#### What you need to do
All of the data should be output character for character, except the pictures.

━━ Information provided

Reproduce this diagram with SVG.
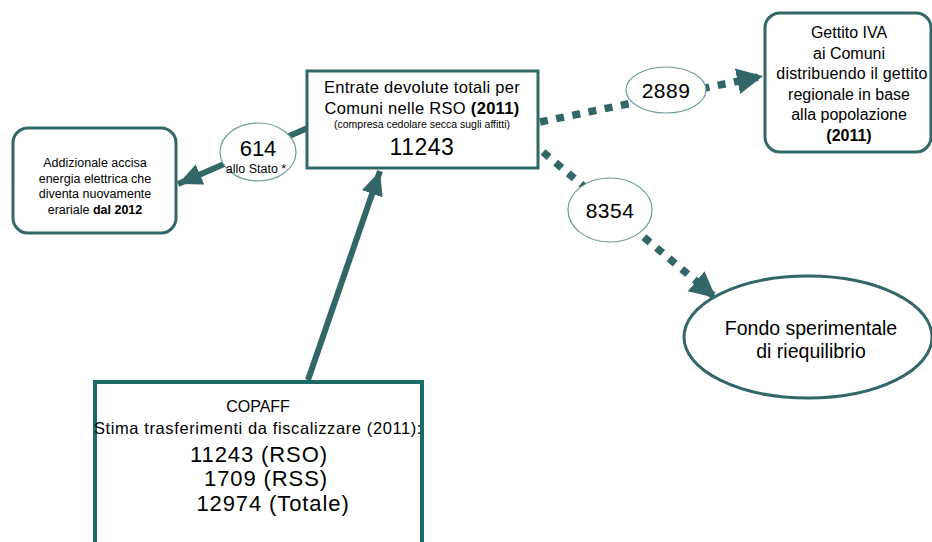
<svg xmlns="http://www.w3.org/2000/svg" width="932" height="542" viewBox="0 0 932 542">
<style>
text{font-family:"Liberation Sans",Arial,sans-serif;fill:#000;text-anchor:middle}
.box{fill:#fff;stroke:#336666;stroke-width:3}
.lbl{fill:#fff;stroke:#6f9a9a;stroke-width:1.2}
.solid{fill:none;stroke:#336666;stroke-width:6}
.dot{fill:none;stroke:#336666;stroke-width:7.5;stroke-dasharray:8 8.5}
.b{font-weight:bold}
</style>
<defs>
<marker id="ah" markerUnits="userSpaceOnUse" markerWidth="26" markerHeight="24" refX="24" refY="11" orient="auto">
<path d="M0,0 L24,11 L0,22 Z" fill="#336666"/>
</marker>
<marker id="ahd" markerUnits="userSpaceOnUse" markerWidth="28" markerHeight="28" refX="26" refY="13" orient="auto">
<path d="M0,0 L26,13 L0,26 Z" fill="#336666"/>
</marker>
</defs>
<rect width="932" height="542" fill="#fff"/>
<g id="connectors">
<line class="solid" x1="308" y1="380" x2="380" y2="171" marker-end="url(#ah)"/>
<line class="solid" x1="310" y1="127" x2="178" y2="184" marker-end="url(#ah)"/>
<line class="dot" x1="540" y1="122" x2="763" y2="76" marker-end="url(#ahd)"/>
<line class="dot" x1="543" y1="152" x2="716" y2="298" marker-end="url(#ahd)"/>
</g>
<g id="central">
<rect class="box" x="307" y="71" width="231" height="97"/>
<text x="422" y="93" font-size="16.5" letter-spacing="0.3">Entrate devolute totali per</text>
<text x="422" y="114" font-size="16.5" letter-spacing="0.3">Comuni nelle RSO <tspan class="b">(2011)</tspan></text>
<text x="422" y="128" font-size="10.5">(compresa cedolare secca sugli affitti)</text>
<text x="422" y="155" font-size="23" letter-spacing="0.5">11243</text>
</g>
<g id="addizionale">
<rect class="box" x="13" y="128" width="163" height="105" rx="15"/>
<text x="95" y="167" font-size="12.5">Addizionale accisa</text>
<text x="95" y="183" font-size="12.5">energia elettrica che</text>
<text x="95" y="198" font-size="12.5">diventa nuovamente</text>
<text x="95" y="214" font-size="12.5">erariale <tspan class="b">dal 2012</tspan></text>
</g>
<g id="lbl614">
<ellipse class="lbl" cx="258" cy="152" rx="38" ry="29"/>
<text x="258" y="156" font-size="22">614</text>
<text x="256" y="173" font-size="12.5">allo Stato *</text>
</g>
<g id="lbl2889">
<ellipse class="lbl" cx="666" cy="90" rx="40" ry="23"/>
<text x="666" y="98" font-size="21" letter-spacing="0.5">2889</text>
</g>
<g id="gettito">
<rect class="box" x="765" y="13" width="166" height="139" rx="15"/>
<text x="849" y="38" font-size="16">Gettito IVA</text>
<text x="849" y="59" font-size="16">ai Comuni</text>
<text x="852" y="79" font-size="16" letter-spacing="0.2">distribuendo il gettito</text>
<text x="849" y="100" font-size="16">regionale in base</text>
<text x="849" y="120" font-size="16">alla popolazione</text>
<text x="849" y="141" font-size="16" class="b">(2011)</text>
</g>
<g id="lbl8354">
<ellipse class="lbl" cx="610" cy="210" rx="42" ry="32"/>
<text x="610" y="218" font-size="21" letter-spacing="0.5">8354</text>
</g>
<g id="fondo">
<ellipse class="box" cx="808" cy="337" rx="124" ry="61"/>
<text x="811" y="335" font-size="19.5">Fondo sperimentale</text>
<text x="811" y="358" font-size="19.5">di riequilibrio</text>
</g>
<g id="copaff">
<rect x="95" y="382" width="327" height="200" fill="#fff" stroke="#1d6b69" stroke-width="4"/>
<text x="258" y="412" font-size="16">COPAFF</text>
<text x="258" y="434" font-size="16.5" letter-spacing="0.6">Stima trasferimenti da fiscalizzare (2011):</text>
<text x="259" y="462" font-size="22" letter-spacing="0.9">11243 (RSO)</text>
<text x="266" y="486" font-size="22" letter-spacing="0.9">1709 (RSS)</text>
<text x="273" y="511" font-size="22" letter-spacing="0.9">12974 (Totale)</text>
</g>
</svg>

━━━━

#### Response
Reproduce this diagram with SVG.
<svg xmlns="http://www.w3.org/2000/svg" width="932" height="542" viewBox="0 0 932 542">
<style>
text{font-family:"Liberation Sans",Arial,sans-serif;fill:#000;text-anchor:middle}
.box{fill:#fff;stroke:#336666;stroke-width:3}
.lbl{fill:#fff;stroke:#6f9a9a;stroke-width:1.2}
.solid{fill:none;stroke:#336666;stroke-width:6}
.dot{fill:none;stroke:#336666;stroke-width:7.5;stroke-dasharray:8 8.5}
.b{font-weight:bold}
</style>
<defs>
<marker id="ah" markerUnits="userSpaceOnUse" markerWidth="26" markerHeight="24" refX="24" refY="11" orient="auto">
<path d="M0,0 L24,11 L0,22 Z" fill="#336666"/>
</marker>
<marker id="ahd" markerUnits="userSpaceOnUse" markerWidth="28" markerHeight="28" refX="26" refY="13" orient="auto">
<path d="M0,0 L26,13 L0,26 Z" fill="#336666"/>
</marker>
</defs>
<rect width="932" height="542" fill="#fff"/>
<g id="connectors">
<line class="solid" x1="308" y1="380" x2="380" y2="171" marker-end="url(#ah)"/>
<line class="solid" x1="310" y1="127" x2="178" y2="184" marker-end="url(#ah)"/>
<line class="dot" x1="540" y1="122" x2="763" y2="76" marker-end="url(#ahd)"/>
<line class="dot" x1="543" y1="152" x2="716" y2="298" marker-end="url(#ahd)"/>
</g>
<g id="central">
<rect class="box" x="307" y="71" width="231" height="97"/>
<text x="422" y="93" font-size="16.5" letter-spacing="0.3">Entrate devolute totali per</text>
<text x="422" y="114" font-size="16.5" letter-spacing="0.3">Comuni nelle RSO <tspan class="b">(2011)</tspan></text>
<text x="422" y="128" font-size="10.5">(compresa cedolare secca sugli affitti)</text>
<text x="422" y="155" font-size="23" letter-spacing="0.5">11243</text>
</g>
<g id="addizionale">
<rect class="box" x="13" y="128" width="163" height="105" rx="15"/>
<text x="95" y="167" font-size="12.5">Addizionale accisa</text>
<text x="95" y="183" font-size="12.5">energia elettrica che</text>
<text x="95" y="198" font-size="12.5">diventa nuovamente</text>
<text x="95" y="214" font-size="12.5">erariale <tspan class="b">dal 2012</tspan></text>
</g>
<g id="lbl614">
<ellipse class="lbl" cx="258" cy="152" rx="38" ry="29"/>
<text x="258" y="156" font-size="22">614</text>
<text x="256" y="173" font-size="12.5">allo Stato *</text>
</g>
<g id="lbl2889">
<ellipse class="lbl" cx="666" cy="90" rx="40" ry="23"/>
<text x="666" y="98" font-size="21" letter-spacing="0.5">2889</text>
</g>
<g id="gettito">
<rect class="box" x="765" y="13" width="166" height="139" rx="15"/>
<text x="849" y="38" font-size="16">Gettito IVA</text>
<text x="849" y="59" font-size="16">ai Comuni</text>
<text x="852" y="79" font-size="16" letter-spacing="0.2">distribuendo il gettito</text>
<text x="849" y="100" font-size="16">regionale in base</text>
<text x="849" y="120" font-size="16">alla popolazione</text>
<text x="849" y="141" font-size="16" class="b">(2011)</text>
</g>
<g id="lbl8354">
<ellipse class="lbl" cx="610" cy="210" rx="42" ry="32"/>
<text x="610" y="218" font-size="21" letter-spacing="0.5">8354</text>
</g>
<g id="fondo">
<ellipse class="box" cx="808" cy="337" rx="124" ry="61"/>
<text x="811" y="335" font-size="19.5">Fondo sperimentale</text>
<text x="811" y="358" font-size="19.5">di riequilibrio</text>
</g>
<g id="copaff">
<rect x="95" y="382" width="327" height="200" fill="#fff" stroke="#1d6b69" stroke-width="4"/>
<text x="258" y="412" font-size="16">COPAFF</text>
<text x="258" y="434" font-size="16.5" letter-spacing="0.6">Stima trasferimenti da fiscalizzare (2011):</text>
<text x="259" y="462" font-size="22" letter-spacing="0.9">11243 (RSO)</text>
<text x="266" y="486" font-size="22" letter-spacing="0.9">1709 (RSS)</text>
<text x="273" y="511" font-size="22" letter-spacing="0.9">12974 (Totale)</text>
</g>
</svg>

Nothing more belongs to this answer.